Caution: Writing a Letter of Recommendation

BE CAREFUL OF WHO YOU WRITE A LETTER OF RECOMMENDATION FOR. Now that we have that straighten out, here is a short story on why.

A Louisiana Doctor was fired for diverting Demerol from his patients; not to mention showing up to work under the influence. Another doctor, apparently an acquaintance wrote a letter of recommendation for the Louisiana doctor, upon his dismissal. The doctor took his glowing recommendation and found a new job thousands of miles away in Washington.

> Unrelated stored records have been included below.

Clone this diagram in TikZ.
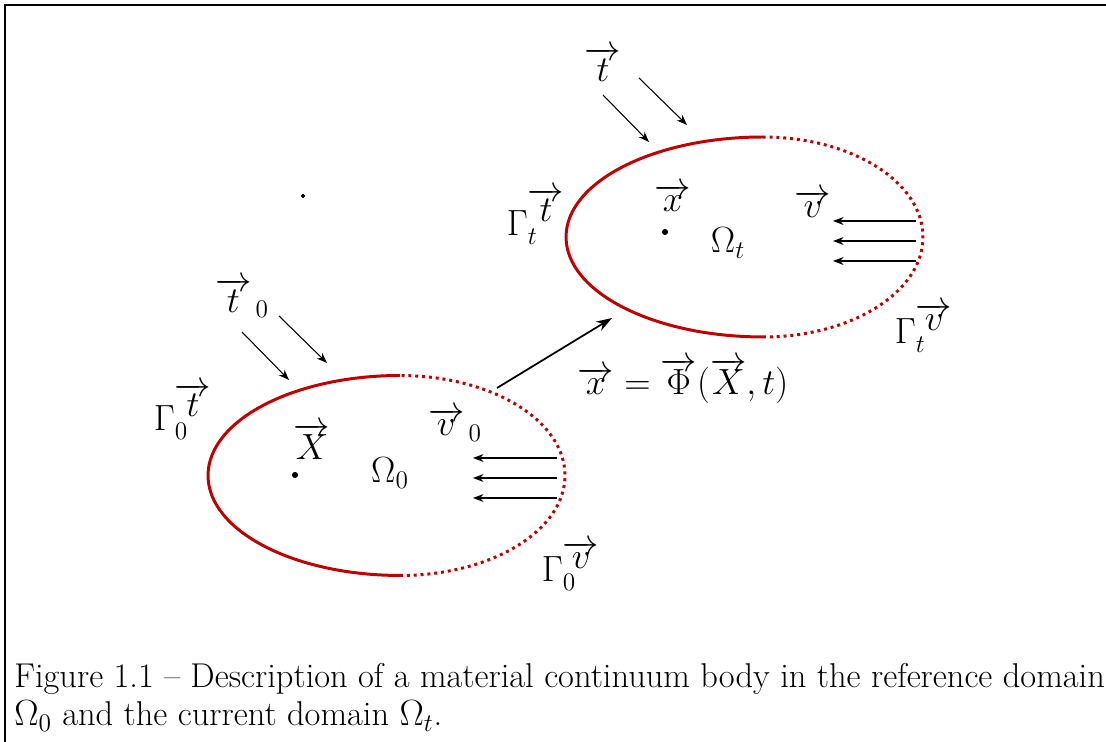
\documentclass[tikz,border=0pt]{standalone}
\usepackage{tikz}
\usetikzlibrary{arrows.meta}
\definecolor{bodyred}{RGB}{192,0,0}
\tikzset{
  solidedge/.style={color=bodyred, line width=1.7pt},
  dotedge/.style={color=bodyred, line width=1.7pt, dash pattern=on 1.7pt off 2.2pt},
  force/.style={-{Stealth[length=6pt,width=4.5pt]}, line width=0.6pt},
  lab/.style={font=\fontsize{21}{25}\selectfont, inner sep=0pt},
  captext/.style={anchor=base west, inner sep=0pt, font=\fontsize{19.6}{23}\selectfont}
}

\begin{document}
\begin{tikzpicture}[x=0.02cm, y=-0.02cm]
\useasboundingbox (0,0) rectangle (1106,742);
\draw[line width=0.8pt] (5,742) -- (5,5) -- (1106,5);
\filldraw[black] (303,196) circle (1pt);

% reference domain
\draw[solidedge] (400,375.5) arc[start angle=90, end angle=270, x radius=3.84cm, y radius=2cm];
\draw[dotedge] (400,575.5) arc[start angle=-90, end angle=90, x radius=3.3cm, y radius=2cm];
\filldraw[black] (295,475) circle (1.5pt);
\draw[force] (242,332) -- (289,380);
\draw[force] (279,316) -- (327,363);
\foreach \y in {458,478,498}
  \draw[force] (557,\y) -- (473,\y);

% current domain
\draw[solidedge] (763,137) arc[start angle=90, end angle=270, x radius=3.94cm, y radius=2cm];
\draw[dotedge] (763,337) arc[start angle=-90, end angle=90, x radius=3.2cm, y radius=2cm];
\filldraw[black] (665,232) circle (1.5pt);
\draw[force] (603,95) -- (649,142);
\draw[force] (639,78) -- (687,125);
\foreach \y in {221,241,261}
  \draw[force] (916,\y) -- (833,\y);

% mapping
\coordinate (from0) at (497,388);
\coordinate (tot) at (612,318);
\draw[-{Stealth[length=9pt,width=6pt]}, line width=1pt] (from0) -- (tot);

\node[lab] (gam0t) at (183,411) {$\Gamma_0^{\overrightarrow{t}}$};
\node[lab] (t0) at (242,298) {$\overrightarrow{t}_{\,0}$};
\node[lab] (X) at (312,441) {$\overrightarrow{X}$};
\node[lab] (om0) at (390,473) {$\Omega_0$};
\node[lab] (v0) at (455,425) {$\overrightarrow{v}_{\,0}$};
\node[lab] (gam0v) at (571,566) {$\Gamma_0^{\overrightarrow{v}}$};

\node[lab] (tt) at (603,64) {$\overrightarrow{t}$};
\node[lab] (gamtt) at (536,216) {$\Gamma_t^{\overrightarrow{t}}$};
\node[lab] (x) at (673,198) {$\overrightarrow{x}$};
\node[lab] (omt) at (728,243) {$\Omega_t$};
\node[lab] (v) at (813,204) {$\overrightarrow{v}$};
\node[lab] (gamtv) at (924,328) {$\Gamma_t^{\overrightarrow{v}}$};

\node[lab] (phi) at (683,381) {$\overrightarrow{x}=\overrightarrow{\Phi}(\overrightarrow{X},t)$};

\node[captext] (cap1) at (14,688) {Figure 1.1 -- Description of a material continuum body in the reference domain};
\node[captext] (cap2) at (14,726) {$\Omega_0$ and the current domain $\Omega_t$.};
\end{tikzpicture}
\end{document}
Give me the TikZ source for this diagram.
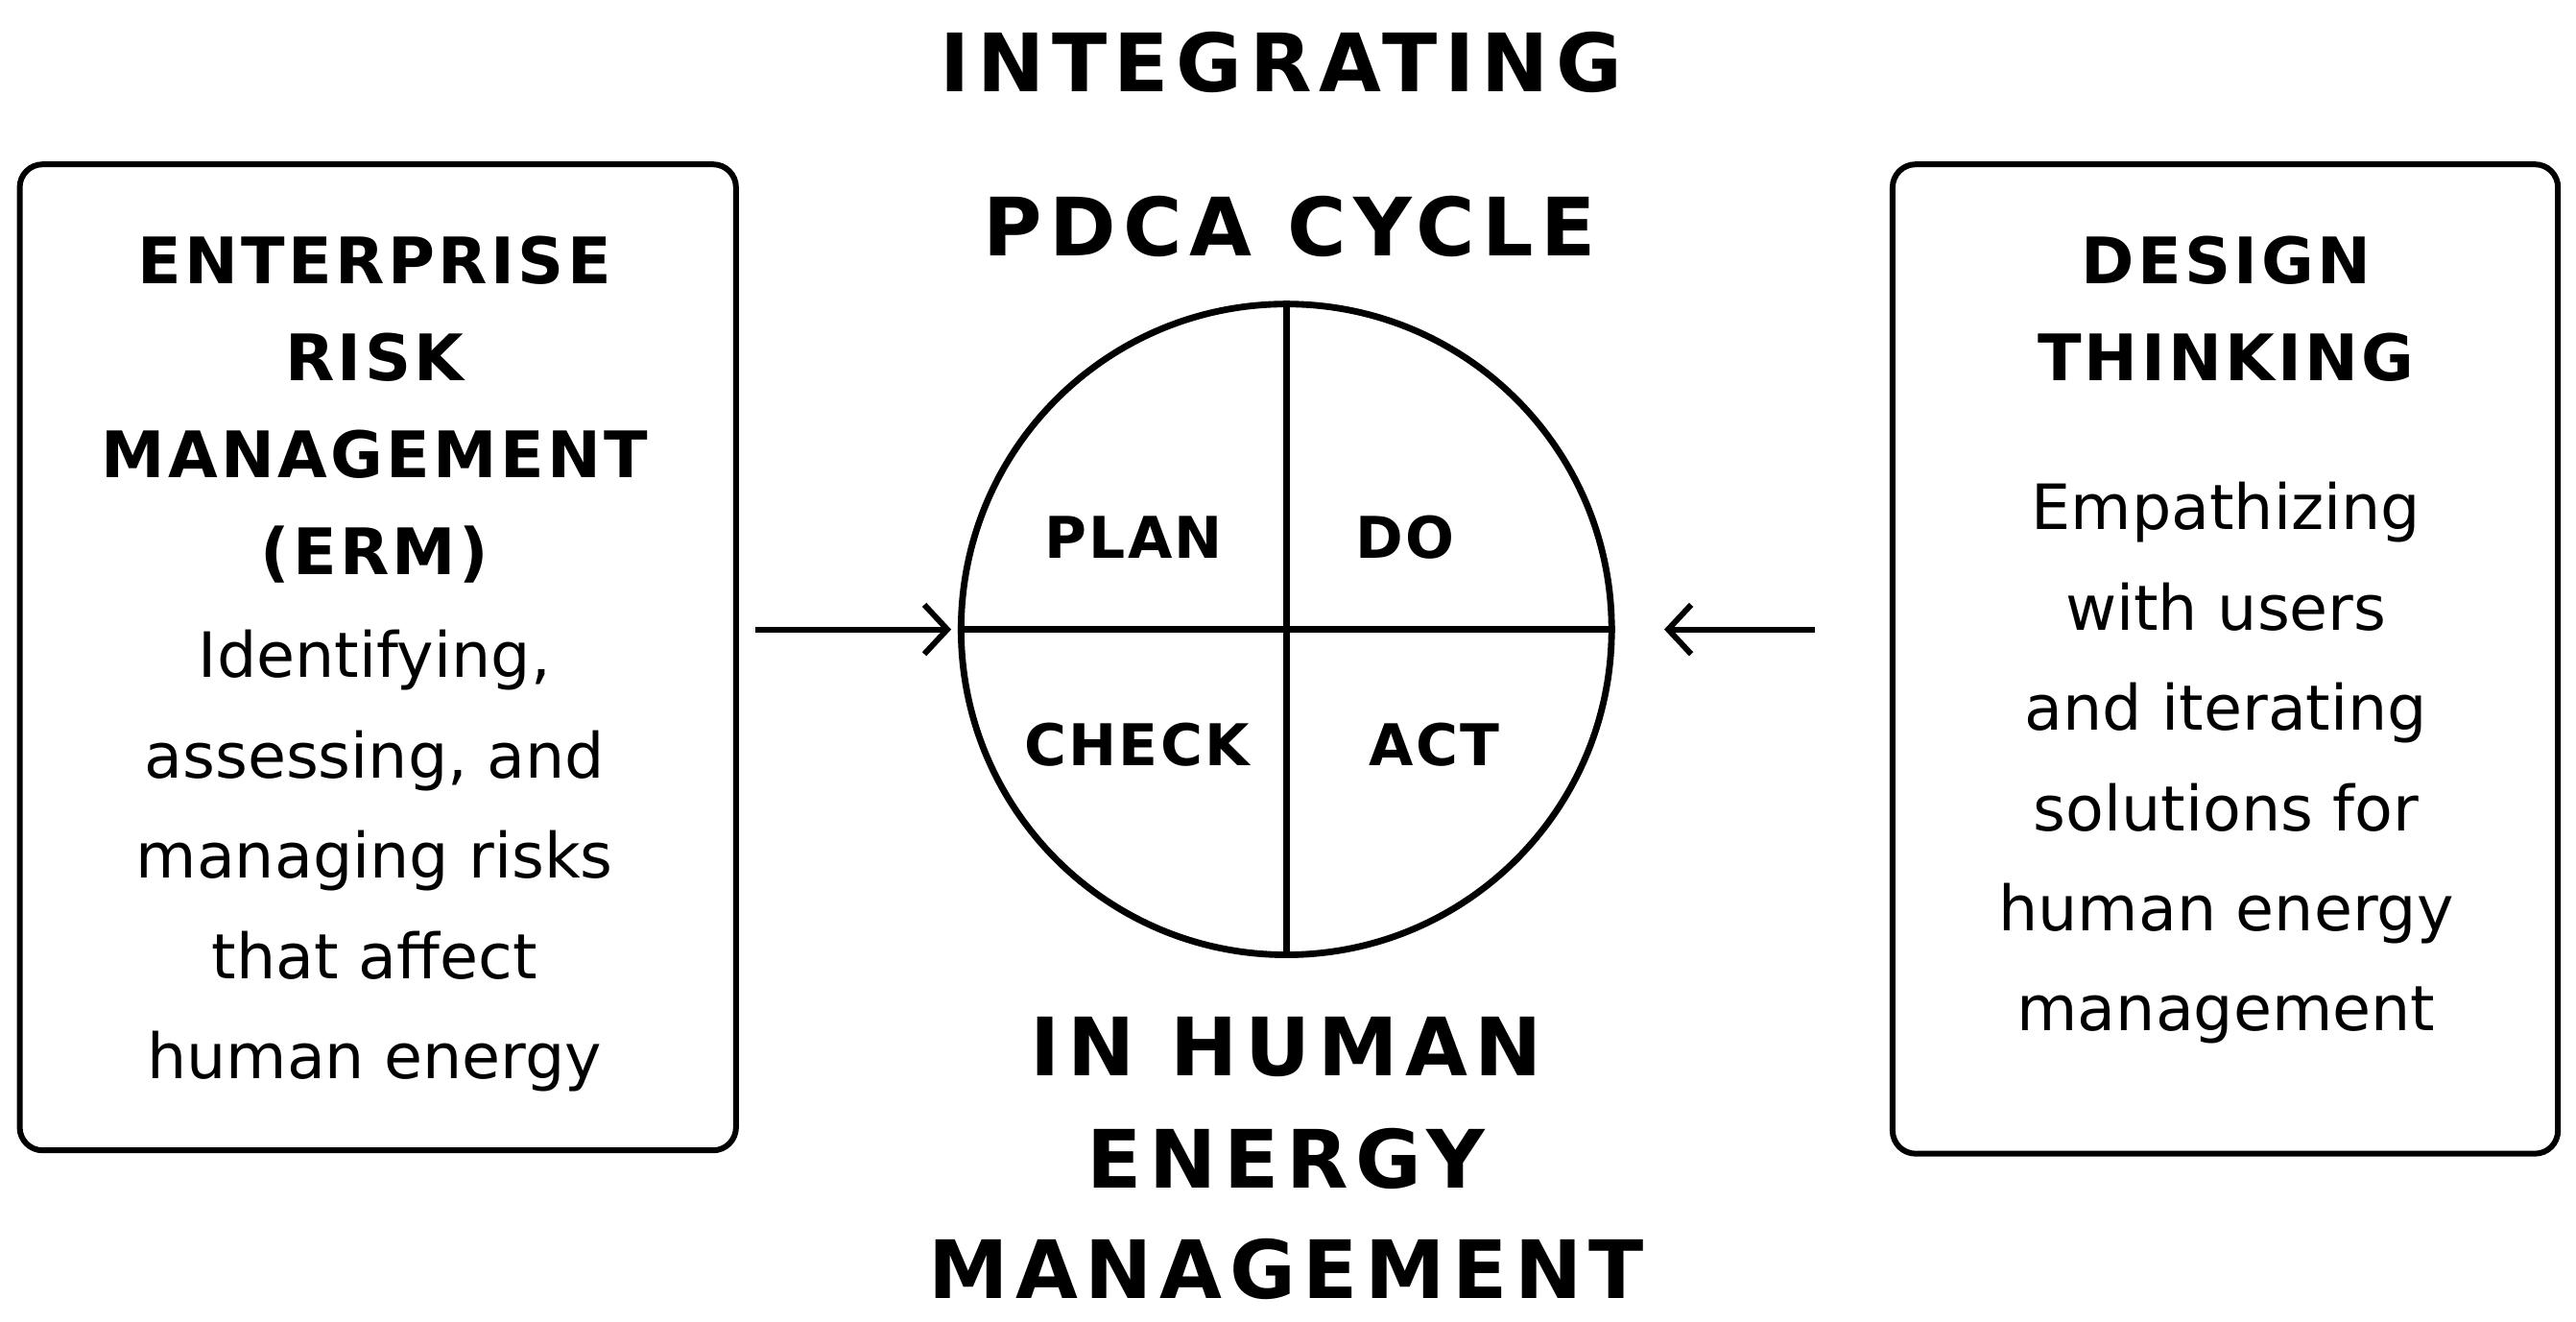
\documentclass[tikz,border=0pt]{standalone}
\usepackage{fontspec}
\setmainfont{DejaVu Sans}
\usetikzlibrary{arrows.meta}
\begin{document}
\begin{tikzpicture}[x=1pt,y=-1pt,
  box/.style={draw,line width=3.5pt,rounded corners=14pt},
  hd/.style={font=\fontsize{49}{60}\selectfont\bfseries\addfontfeatures{LetterSpace=9}},
  bh/.style={font=\fontsize{39}{59}\selectfont\bfseries\addfontfeatures{LetterSpace=5},align=center},
  bt/.style={font=\fontsize{38}{61}\selectfont,align=center},
  q/.style={font=\fontsize{35}{40}\selectfont\bfseries\addfontfeatures{LetterSpace=4}},
  arr/.style={line width=3.5pt,-{Straight Barb[length=14pt,width=30pt,line width=3.5pt]}}]
\useasboundingbox (0,0) rectangle (1568,804);
\node[hd] (t1) at (780,38) {INTEGRATING};
\node[hd] (t2) at (785,138) {PDCA CYCLE};
\node[hd] (b1) at (783,637) {IN HUMAN};
\node[hd] (b2) at (783,705) {ENERGY};
\node[hd] (b3) at (783,772) {MANAGEMENT};
\draw[box] (12,100) rectangle (448,700);
\draw[box] (1152,100) rectangle (1557,702);
\node[bh,anchor=north] (lh) at (228,140) {ENTERPRISE\\RISK\\MANAGEMENT\\(ERM)};
\node[bt,anchor=north] (lt) at (228,380) {Identifying,\\assessing, and\\managing risks\\that affect\\human energy};
\node[bh,anchor=north] (rh) at (1355,140) {DESIGN\\THINKING};
\node[bt,anchor=north] (rt) at (1355,290) {Empathizing\\with users\\and iterating\\solutions for\\human energy\\management};
\node[draw,circle,line width=4pt,minimum size=396pt,inner sep=0] (c) at (783,383) {};
\draw[line width=4pt] (c.north) -- (c.south);
\draw[line width=4pt] (c.west) -- (c.east);
\node[q] (p) at (690,327) {PLAN};
\node[q] (d) at (855,327) {DO};
\node[q] (ch) at (692,453) {CHECK};
\node[q] (a) at (873,453) {ACT};
\coordinate (la) at (460,383);
\coordinate (ra) at (1105,383);
\draw[arr] (la) -- ([xshift=-4pt]c.west);
\draw[arr] (ra) -- ([xshift=30pt]c.east);
\end{tikzpicture}
\end{document}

About a year into working at this new job the doctor was caught “under the influence,” and failed to properly administer anesthesia and let his patient, fall into a permanent vegetative state. The family filed a malpractice lawsuit against the doctor and the medical center he worked at. The case was settled with the doctor paying $1 million and the medical center paying $7.5 million.

Now here is the kicker, the doctor who wrote the letter of recommendation was not dropped from the lawsuit, due to his glowing report. The court ruled he engaged in negligent misrepresentation and ordered him to pay the medical center $8.2 million in total damages, representing the medical center’s full settlement amount plus its legal bills.

The story gets worse, his medical malpractice insurance would not cover him in the suit. His insurance argued that since he hadn’t personally committed bodily injury, the coverage guarantee did not apply.

In the end he still got stuck having to pay $8.2 million in damages for someone else’s medical error, based simply on a three-sentence evaluation he had penned.